[Start Provided material]

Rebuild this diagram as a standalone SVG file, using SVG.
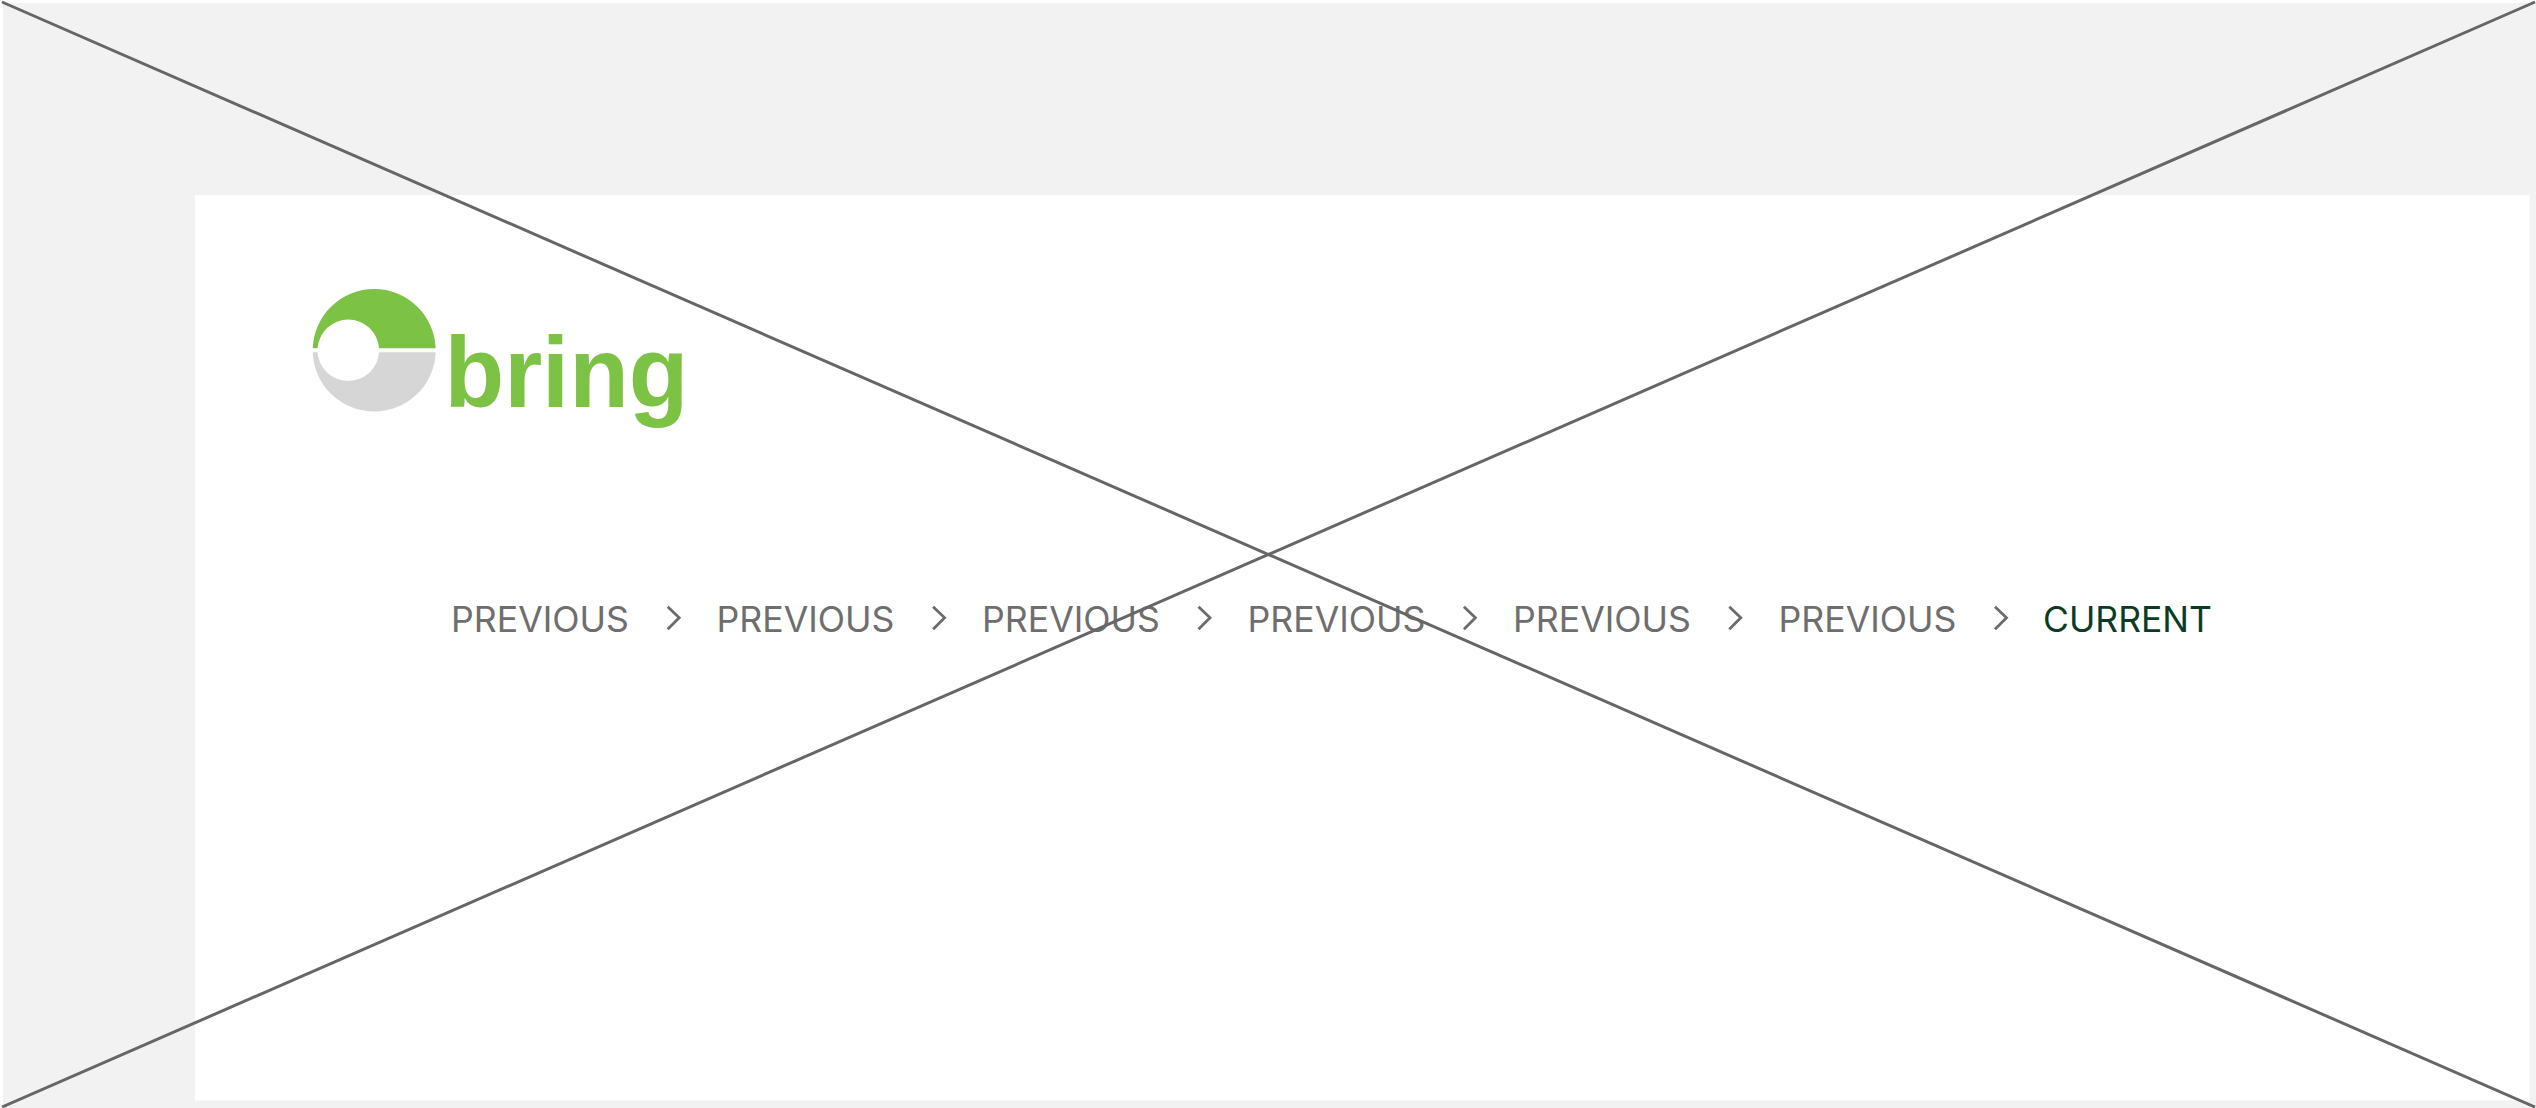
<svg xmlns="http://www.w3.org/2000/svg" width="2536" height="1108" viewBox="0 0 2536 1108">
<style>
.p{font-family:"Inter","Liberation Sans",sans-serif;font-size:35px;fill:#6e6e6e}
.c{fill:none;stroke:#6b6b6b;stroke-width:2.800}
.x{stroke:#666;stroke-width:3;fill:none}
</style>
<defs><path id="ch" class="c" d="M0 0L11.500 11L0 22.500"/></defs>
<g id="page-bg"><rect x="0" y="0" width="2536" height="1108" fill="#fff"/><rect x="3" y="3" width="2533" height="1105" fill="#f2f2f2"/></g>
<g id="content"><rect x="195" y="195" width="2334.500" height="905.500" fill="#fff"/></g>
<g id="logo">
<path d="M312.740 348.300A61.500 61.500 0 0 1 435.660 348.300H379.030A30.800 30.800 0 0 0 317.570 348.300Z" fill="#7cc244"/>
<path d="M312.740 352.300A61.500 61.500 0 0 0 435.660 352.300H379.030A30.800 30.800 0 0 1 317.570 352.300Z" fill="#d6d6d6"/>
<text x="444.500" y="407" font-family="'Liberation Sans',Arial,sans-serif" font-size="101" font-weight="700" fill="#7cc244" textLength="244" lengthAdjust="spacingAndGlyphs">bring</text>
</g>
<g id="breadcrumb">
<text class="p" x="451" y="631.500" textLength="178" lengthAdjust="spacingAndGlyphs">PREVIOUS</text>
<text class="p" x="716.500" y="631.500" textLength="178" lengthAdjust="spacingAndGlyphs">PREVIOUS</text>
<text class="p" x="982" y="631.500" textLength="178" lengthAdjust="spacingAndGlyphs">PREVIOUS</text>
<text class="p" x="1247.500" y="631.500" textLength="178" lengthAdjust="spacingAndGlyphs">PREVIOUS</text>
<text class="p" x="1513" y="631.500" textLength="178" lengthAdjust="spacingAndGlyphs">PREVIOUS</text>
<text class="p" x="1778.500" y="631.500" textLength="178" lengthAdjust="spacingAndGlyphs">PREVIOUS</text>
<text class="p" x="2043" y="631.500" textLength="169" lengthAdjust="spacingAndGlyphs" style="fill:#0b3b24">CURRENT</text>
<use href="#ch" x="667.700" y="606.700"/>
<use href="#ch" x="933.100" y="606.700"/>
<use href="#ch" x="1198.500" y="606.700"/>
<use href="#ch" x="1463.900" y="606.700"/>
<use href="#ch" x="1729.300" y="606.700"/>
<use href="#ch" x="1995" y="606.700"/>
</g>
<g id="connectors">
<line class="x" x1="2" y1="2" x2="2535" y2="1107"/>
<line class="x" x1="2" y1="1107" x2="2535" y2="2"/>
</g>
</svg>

[End Provided material]

** Work to do **
Go through the data above and transcribe it in full, omitting any image.

** Output below **
Rebuild this diagram as a standalone SVG file, using SVG.
<svg xmlns="http://www.w3.org/2000/svg" width="2536" height="1108" viewBox="0 0 2536 1108">
<style>
.p{font-family:"Inter","Liberation Sans",sans-serif;font-size:35px;fill:#6e6e6e}
.c{fill:none;stroke:#6b6b6b;stroke-width:2.800}
.x{stroke:#666;stroke-width:3;fill:none}
</style>
<defs><path id="ch" class="c" d="M0 0L11.500 11L0 22.500"/></defs>
<g id="page-bg"><rect x="0" y="0" width="2536" height="1108" fill="#fff"/><rect x="3" y="3" width="2533" height="1105" fill="#f2f2f2"/></g>
<g id="content"><rect x="195" y="195" width="2334.500" height="905.500" fill="#fff"/></g>
<g id="logo">
<path d="M312.740 348.300A61.500 61.500 0 0 1 435.660 348.300H379.030A30.800 30.800 0 0 0 317.570 348.300Z" fill="#7cc244"/>
<path d="M312.740 352.300A61.500 61.500 0 0 0 435.660 352.300H379.030A30.800 30.800 0 0 1 317.570 352.300Z" fill="#d6d6d6"/>
<text x="444.500" y="407" font-family="'Liberation Sans',Arial,sans-serif" font-size="101" font-weight="700" fill="#7cc244" textLength="244" lengthAdjust="spacingAndGlyphs">bring</text>
</g>
<g id="breadcrumb">
<text class="p" x="451" y="631.500" textLength="178" lengthAdjust="spacingAndGlyphs">PREVIOUS</text>
<text class="p" x="716.500" y="631.500" textLength="178" lengthAdjust="spacingAndGlyphs">PREVIOUS</text>
<text class="p" x="982" y="631.500" textLength="178" lengthAdjust="spacingAndGlyphs">PREVIOUS</text>
<text class="p" x="1247.500" y="631.500" textLength="178" lengthAdjust="spacingAndGlyphs">PREVIOUS</text>
<text class="p" x="1513" y="631.500" textLength="178" lengthAdjust="spacingAndGlyphs">PREVIOUS</text>
<text class="p" x="1778.500" y="631.500" textLength="178" lengthAdjust="spacingAndGlyphs">PREVIOUS</text>
<text class="p" x="2043" y="631.500" textLength="169" lengthAdjust="spacingAndGlyphs" style="fill:#0b3b24">CURRENT</text>
<use href="#ch" x="667.700" y="606.700"/>
<use href="#ch" x="933.100" y="606.700"/>
<use href="#ch" x="1198.500" y="606.700"/>
<use href="#ch" x="1463.900" y="606.700"/>
<use href="#ch" x="1729.300" y="606.700"/>
<use href="#ch" x="1995" y="606.700"/>
</g>
<g id="connectors">
<line class="x" x1="2" y1="2" x2="2535" y2="1107"/>
<line class="x" x1="2" y1="1107" x2="2535" y2="2"/>
</g>
</svg>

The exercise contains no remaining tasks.